— Start of Material shown —

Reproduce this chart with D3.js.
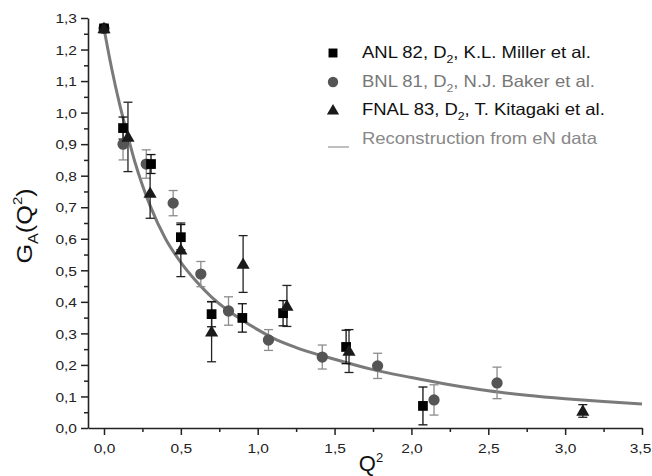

— End of Material shown —
— Start of Material shown —

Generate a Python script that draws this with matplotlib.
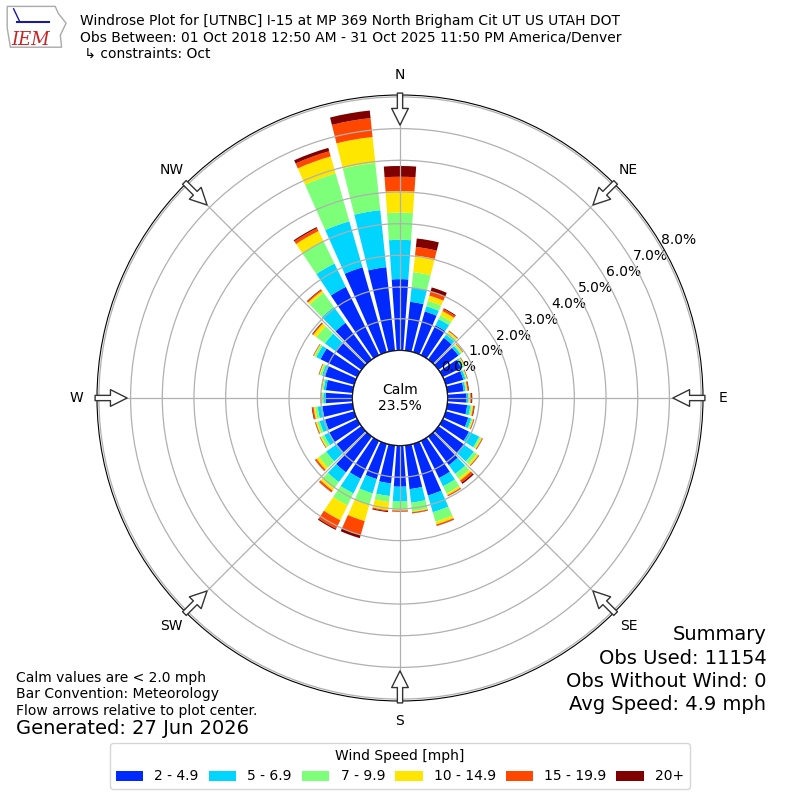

— End of Material shown —
— Start of Material shown —

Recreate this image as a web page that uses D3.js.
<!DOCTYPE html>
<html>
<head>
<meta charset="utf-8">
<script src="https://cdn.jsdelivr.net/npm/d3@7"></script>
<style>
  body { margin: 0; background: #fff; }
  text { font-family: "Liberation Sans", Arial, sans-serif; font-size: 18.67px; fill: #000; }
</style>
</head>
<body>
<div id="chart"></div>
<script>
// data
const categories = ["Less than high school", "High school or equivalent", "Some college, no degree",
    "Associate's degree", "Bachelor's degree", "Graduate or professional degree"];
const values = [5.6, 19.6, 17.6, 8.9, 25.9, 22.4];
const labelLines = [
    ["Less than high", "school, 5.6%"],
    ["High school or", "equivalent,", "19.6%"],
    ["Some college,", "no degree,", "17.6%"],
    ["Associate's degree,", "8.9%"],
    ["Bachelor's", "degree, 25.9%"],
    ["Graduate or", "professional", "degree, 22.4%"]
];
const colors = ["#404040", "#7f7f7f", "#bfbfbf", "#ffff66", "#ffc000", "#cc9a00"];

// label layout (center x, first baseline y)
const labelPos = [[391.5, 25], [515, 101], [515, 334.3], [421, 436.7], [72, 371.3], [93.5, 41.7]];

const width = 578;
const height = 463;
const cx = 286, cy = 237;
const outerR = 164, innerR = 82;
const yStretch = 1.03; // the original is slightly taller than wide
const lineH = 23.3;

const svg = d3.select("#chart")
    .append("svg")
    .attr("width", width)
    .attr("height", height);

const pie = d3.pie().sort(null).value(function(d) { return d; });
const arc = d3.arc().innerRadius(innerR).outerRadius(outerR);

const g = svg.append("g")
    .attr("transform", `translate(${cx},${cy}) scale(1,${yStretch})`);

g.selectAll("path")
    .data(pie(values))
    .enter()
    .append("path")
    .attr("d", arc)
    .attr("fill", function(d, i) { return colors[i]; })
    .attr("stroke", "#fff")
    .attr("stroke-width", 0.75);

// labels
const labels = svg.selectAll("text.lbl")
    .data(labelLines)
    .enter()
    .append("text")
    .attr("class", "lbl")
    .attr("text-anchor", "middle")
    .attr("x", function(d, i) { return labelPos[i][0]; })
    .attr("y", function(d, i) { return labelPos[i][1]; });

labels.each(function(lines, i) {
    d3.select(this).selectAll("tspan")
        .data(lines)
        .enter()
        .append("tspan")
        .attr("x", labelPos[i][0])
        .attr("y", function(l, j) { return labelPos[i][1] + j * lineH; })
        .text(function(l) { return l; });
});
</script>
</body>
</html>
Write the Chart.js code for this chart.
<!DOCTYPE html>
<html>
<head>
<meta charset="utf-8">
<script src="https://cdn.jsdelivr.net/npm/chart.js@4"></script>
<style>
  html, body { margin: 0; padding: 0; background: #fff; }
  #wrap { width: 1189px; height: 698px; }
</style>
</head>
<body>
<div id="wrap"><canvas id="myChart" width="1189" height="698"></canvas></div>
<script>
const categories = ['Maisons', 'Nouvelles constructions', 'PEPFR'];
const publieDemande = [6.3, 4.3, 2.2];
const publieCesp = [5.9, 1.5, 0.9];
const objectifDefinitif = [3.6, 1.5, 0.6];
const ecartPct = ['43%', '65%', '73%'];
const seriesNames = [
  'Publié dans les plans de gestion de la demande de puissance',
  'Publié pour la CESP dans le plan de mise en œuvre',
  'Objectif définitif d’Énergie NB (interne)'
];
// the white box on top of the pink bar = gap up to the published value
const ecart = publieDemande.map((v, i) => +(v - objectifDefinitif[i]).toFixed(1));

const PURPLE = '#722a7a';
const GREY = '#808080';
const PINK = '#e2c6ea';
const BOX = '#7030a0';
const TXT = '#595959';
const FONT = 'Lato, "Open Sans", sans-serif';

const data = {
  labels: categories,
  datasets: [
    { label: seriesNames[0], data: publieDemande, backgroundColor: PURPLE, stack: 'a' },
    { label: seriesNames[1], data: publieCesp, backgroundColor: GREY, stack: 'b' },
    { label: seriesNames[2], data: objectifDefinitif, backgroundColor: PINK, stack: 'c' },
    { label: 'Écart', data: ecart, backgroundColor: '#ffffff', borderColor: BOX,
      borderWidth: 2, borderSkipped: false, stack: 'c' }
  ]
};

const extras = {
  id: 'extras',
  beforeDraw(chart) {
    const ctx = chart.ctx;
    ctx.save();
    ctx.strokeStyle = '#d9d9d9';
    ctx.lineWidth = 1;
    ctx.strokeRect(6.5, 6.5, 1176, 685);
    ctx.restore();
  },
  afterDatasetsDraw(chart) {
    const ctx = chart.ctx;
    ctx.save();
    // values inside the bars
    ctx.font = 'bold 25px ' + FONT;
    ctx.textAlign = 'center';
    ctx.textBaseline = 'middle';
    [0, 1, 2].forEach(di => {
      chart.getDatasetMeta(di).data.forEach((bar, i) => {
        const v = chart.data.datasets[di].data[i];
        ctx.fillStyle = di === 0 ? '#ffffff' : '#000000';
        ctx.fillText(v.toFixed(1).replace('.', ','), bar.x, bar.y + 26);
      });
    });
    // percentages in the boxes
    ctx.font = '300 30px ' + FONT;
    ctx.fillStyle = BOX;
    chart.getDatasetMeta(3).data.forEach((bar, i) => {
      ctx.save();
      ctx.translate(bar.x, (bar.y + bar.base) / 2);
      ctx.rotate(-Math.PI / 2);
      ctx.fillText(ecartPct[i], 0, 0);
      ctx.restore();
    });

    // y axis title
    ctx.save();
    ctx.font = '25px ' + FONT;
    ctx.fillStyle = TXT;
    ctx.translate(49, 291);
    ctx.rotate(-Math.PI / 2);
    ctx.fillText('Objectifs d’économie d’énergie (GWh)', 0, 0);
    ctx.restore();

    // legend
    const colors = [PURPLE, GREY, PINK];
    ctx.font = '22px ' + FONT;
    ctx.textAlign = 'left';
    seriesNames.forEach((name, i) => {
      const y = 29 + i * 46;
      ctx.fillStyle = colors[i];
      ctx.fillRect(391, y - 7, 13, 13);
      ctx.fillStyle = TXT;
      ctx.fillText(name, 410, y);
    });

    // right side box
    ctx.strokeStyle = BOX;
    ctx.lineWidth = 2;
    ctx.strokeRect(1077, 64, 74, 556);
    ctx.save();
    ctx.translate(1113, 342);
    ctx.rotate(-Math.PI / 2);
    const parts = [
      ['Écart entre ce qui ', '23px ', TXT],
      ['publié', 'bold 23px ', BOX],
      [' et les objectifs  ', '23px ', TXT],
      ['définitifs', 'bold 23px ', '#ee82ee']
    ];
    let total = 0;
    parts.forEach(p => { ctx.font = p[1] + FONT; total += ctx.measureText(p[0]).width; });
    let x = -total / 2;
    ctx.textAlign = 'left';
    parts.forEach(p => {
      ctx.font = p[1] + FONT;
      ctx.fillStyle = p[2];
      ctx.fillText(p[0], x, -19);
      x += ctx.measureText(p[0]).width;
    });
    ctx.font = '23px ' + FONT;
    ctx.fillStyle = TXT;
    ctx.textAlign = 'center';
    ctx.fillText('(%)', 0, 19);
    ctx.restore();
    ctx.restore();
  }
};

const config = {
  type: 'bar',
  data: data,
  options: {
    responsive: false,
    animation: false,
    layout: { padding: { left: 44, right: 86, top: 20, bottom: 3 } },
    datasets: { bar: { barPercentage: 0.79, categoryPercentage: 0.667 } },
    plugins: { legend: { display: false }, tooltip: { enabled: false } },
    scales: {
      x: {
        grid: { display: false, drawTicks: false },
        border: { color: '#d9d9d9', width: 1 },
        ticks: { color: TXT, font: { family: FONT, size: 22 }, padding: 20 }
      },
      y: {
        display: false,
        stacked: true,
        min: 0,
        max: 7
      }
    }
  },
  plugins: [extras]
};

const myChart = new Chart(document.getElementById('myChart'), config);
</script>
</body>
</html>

— End of Material shown —

State how many lines above include the word "script", and nothing more.

Reply to the exercise =>
7